**What is expected**
Count, in the entries, the lines with "React". Answer with the number only.

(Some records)
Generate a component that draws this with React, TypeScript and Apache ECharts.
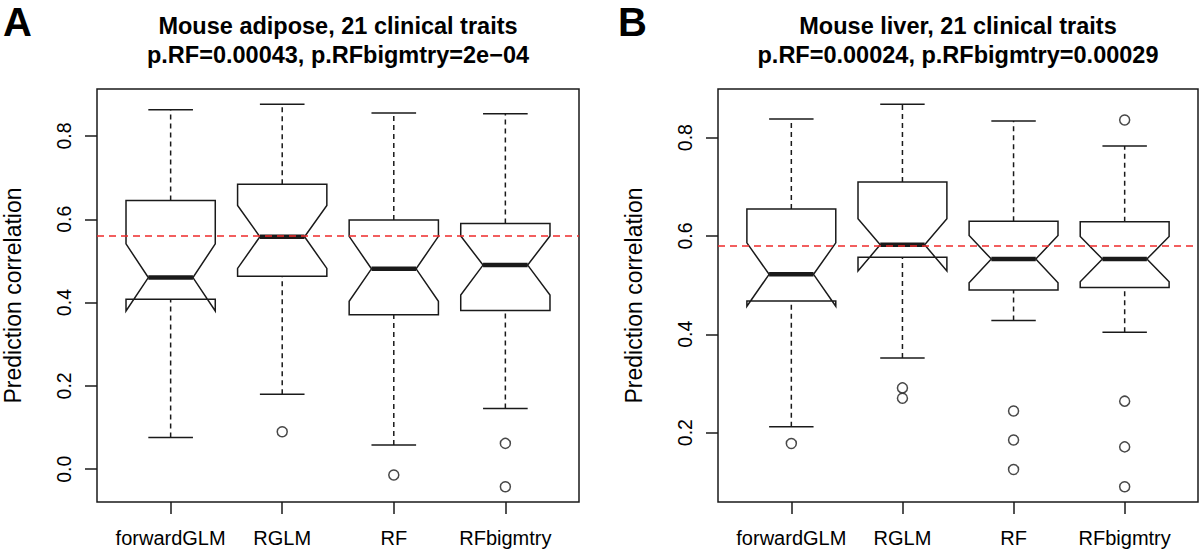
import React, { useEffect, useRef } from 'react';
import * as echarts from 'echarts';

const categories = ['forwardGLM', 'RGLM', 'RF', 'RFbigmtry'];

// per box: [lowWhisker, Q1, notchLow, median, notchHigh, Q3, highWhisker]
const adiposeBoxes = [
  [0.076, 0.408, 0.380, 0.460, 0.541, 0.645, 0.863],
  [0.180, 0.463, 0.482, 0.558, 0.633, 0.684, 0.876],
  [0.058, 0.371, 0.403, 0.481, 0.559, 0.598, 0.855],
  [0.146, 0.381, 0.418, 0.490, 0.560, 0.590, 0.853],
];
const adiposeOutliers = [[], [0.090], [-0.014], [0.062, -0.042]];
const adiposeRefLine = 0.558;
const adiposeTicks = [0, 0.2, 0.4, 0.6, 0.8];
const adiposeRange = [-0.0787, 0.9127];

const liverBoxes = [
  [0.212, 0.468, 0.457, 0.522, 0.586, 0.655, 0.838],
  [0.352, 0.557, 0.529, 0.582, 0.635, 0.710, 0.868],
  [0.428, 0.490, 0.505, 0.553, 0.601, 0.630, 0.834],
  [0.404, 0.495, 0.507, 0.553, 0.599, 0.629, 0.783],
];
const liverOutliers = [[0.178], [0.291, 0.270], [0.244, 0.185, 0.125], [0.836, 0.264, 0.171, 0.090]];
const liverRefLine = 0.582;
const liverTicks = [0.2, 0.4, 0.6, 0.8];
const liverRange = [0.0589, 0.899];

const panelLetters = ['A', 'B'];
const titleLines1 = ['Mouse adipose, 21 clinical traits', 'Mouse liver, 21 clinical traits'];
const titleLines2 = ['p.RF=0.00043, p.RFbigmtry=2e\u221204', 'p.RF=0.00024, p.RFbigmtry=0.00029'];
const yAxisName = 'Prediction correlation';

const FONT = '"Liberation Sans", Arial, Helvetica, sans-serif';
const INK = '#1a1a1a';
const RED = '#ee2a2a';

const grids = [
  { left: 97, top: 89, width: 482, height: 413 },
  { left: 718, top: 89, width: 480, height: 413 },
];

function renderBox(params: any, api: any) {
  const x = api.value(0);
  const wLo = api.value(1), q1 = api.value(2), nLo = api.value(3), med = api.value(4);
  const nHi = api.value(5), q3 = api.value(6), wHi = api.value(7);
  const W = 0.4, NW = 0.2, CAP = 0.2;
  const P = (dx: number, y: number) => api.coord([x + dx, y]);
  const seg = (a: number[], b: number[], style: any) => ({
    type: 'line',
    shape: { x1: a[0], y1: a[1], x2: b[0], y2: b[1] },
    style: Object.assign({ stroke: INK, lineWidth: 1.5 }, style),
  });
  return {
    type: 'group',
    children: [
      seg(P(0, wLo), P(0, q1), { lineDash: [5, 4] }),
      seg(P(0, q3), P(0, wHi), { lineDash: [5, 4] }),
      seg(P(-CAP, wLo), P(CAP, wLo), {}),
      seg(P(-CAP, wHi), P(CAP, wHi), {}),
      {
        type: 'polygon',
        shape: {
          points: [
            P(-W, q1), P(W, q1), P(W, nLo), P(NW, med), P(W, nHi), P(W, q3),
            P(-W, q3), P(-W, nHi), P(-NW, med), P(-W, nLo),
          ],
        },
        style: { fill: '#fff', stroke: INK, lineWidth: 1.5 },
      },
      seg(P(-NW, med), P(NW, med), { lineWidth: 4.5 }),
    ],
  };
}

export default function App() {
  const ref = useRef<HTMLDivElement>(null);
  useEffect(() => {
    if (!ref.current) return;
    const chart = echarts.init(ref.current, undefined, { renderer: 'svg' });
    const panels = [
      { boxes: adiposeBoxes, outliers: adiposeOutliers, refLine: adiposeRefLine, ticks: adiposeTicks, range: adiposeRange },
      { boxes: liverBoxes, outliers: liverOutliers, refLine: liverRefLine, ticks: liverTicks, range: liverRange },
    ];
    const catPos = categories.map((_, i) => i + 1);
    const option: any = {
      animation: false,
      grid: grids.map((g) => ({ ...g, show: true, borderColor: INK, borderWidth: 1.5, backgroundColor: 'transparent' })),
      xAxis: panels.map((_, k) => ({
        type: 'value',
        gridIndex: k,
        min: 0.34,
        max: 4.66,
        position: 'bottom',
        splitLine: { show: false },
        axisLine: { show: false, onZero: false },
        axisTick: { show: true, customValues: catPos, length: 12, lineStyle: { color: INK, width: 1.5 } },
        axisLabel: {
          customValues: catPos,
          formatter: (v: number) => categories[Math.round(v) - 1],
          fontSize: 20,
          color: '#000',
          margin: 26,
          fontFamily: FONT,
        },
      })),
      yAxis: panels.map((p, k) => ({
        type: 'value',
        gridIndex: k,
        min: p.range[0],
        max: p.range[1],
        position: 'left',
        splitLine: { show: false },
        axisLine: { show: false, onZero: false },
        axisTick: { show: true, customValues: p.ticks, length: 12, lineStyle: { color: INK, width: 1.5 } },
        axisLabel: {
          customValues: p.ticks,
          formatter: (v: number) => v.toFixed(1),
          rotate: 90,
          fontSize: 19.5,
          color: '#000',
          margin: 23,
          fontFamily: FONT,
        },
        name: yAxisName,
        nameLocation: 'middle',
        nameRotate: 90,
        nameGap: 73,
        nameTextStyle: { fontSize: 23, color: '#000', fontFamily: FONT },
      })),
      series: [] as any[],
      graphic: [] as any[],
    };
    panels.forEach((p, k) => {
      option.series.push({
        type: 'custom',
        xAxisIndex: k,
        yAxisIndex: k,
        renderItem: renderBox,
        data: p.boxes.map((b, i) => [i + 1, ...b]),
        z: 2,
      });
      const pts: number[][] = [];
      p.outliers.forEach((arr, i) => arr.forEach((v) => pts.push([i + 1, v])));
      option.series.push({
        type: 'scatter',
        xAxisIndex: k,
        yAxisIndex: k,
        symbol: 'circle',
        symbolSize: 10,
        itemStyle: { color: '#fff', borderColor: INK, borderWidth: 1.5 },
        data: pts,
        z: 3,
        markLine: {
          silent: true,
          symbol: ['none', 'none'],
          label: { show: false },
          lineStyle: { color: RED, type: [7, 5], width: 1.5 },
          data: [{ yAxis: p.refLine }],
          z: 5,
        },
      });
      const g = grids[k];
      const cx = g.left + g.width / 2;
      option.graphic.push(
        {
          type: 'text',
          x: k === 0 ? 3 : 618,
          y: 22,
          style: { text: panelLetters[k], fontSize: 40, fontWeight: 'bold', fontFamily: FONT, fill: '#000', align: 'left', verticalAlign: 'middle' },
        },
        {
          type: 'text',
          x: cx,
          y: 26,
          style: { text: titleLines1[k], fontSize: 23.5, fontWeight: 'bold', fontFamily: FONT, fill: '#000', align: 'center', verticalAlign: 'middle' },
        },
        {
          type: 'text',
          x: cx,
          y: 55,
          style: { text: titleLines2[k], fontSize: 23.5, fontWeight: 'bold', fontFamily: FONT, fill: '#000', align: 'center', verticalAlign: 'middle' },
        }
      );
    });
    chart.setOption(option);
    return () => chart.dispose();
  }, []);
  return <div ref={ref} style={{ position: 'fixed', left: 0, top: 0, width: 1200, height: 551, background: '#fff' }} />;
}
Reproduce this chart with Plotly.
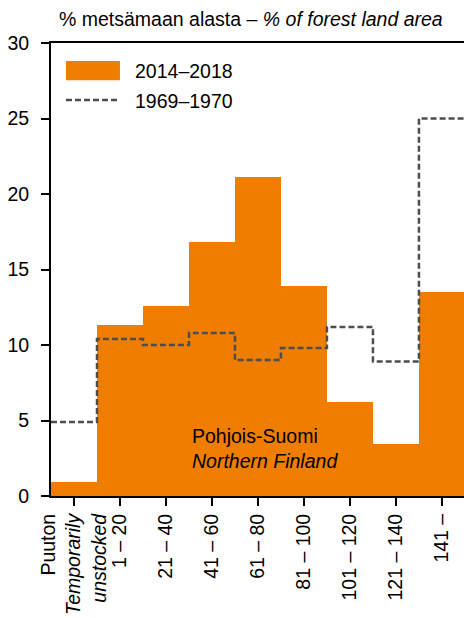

**Solution below**
2